Proposed Treasury Regulation § 1.425-1(e)(5)(i) recites:
The time or date when an option is modified, extended, or renewed shall be determined, insofar as applicable, in accordance with the rules governing determination of the time or date of granting an option provided in paragraph (c) of § 1.421-7. For purposes of sections 421 through 425, the term "modification" means any change in the terms of the option (or change in the terms of the plan pursuant to which the option was granted) which gives the optionee additional benefits under the option regardless of whether the optionee in fact benefits from the change in the terms. For example a change in the terms of the option, which shortens the period during which the option is exercisable, is not a modification. However, any one of the following changes is a modification: a change which provides more favorable terms for payment for the stock purchased under the option, such as the right to tender previously acquired stock; a change which provides an extension of the period during which an option may be exercised, such as after termination of employment; a change which provides an additional benefit upon exercise of the option, such as the payment of a cash bonus; and a change which provides an alternative to the exercise of the option, such as a stock appreciation right. Finally, a change which provides, either by its terms or in substance, that the optionee may receive an additional benefit under the option at the future discretion of the grantor, is a modification both at the time the option is changed and at the time the benefit is actually granted.

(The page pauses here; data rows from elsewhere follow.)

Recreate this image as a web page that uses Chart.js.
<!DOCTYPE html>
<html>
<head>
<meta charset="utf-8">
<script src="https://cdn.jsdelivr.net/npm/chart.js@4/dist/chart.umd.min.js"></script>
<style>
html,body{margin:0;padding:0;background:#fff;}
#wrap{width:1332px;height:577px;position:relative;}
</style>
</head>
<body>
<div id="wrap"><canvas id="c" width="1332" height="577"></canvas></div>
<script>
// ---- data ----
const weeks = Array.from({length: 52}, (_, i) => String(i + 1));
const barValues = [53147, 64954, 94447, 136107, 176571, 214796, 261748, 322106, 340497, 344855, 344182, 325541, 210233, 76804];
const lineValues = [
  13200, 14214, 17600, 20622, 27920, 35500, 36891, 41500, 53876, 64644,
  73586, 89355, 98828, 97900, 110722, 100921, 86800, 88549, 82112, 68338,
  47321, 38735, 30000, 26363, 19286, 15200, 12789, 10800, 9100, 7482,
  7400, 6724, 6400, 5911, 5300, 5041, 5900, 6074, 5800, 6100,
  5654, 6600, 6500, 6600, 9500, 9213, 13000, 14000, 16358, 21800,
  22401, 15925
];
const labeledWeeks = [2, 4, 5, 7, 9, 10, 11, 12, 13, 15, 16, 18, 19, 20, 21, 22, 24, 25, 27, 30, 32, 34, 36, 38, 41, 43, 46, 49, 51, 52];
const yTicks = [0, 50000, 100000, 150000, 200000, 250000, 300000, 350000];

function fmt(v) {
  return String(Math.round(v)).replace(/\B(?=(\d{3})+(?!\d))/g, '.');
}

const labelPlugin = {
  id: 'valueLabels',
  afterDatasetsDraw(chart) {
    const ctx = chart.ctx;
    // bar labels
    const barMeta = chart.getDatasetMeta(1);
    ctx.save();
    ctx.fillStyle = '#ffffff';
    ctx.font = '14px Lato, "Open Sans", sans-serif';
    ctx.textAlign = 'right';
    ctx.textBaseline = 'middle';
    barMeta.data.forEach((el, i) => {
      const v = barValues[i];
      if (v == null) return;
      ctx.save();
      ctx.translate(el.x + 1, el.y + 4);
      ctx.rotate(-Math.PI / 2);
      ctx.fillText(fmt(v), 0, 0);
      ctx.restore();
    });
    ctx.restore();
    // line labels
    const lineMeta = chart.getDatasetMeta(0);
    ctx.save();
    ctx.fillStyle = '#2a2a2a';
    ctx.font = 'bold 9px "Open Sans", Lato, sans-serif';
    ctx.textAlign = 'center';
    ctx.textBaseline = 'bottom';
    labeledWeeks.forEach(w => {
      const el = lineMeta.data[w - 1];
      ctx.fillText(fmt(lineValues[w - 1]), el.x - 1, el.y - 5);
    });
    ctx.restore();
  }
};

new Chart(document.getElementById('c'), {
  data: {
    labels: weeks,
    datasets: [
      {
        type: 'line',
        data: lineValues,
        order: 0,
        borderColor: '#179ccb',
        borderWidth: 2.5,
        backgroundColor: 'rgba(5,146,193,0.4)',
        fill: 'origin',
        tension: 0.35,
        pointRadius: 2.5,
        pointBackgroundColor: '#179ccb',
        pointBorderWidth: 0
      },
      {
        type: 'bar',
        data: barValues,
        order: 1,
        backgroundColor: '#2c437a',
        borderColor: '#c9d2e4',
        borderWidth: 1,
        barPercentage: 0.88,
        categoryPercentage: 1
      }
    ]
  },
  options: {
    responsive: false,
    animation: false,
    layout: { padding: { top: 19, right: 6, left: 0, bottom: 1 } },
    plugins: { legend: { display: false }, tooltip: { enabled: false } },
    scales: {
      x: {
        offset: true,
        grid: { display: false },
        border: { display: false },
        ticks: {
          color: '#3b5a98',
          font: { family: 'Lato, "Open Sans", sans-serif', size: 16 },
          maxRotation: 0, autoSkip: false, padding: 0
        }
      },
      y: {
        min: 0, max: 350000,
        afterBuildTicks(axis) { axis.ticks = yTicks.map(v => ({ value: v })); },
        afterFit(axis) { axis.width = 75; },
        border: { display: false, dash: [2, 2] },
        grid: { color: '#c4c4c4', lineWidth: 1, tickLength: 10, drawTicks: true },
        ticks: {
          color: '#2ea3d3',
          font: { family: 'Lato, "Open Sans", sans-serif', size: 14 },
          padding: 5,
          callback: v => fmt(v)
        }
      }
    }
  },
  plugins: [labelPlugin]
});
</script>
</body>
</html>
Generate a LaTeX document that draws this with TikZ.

Where an option is amended solely to increase the number of shares subject to the option, such increase shall not be considered as a modification of the option, but shall be treated as the grant of a new option for the additional shares.
Accordingly;
IT IS ORDERED that the motions of plaintiffs for summary judgment is hereby GRANTED and plaintiffs are entitled to judgments as follows:
Ray J. and Doris F. Hope, in the amount of $103,912.00, plus interest and other statutory additions;
Alvin A. and Lana B. Arcemont, in the amount of $18,095.00, plus interest and other statutory additions;
Clyde P. and Bessie A. Parker, in the amount of $18,911.55, plus interest and other statutory additions; Allen L. Lofton, in the amount of $31,778.99, plus interest and other statutory additions;
William C. and Susan B. Hightower, in the amount of $22,946.00, plus interest and other statutory additions;
Bill J. and Diane M. Ramey, in the amount of $29,141.00, plus interest and other statutory additions;
Marinus and Kathleen H. Quist, in the amount of $663.00, plus interest and other statutory additions;
Richard A. and Eva C. Barton, in the amount of $40,906.00, plus interest and other statutory additions; and
Richard B. and Barbara S. Weir, in the amount of $61,696.00, plus interest and other statutory additions.
. . . . .
(2) Definition of modification. — The term "modification" means any change in the terms of the option which gives the employee additional benefits under the option, but such term shall not include a change in the terms of the option —(A) attributable to the issuance or assumption of an option under subsection (a);
(B) to permit the option to qualify under sections 422(b)(6), 422A(b)(5), 423(b)(9), and 424(b)(2); or
(C) in the case of an option not immediately exercisable in full, to accelerate the time at which the option may be exercised.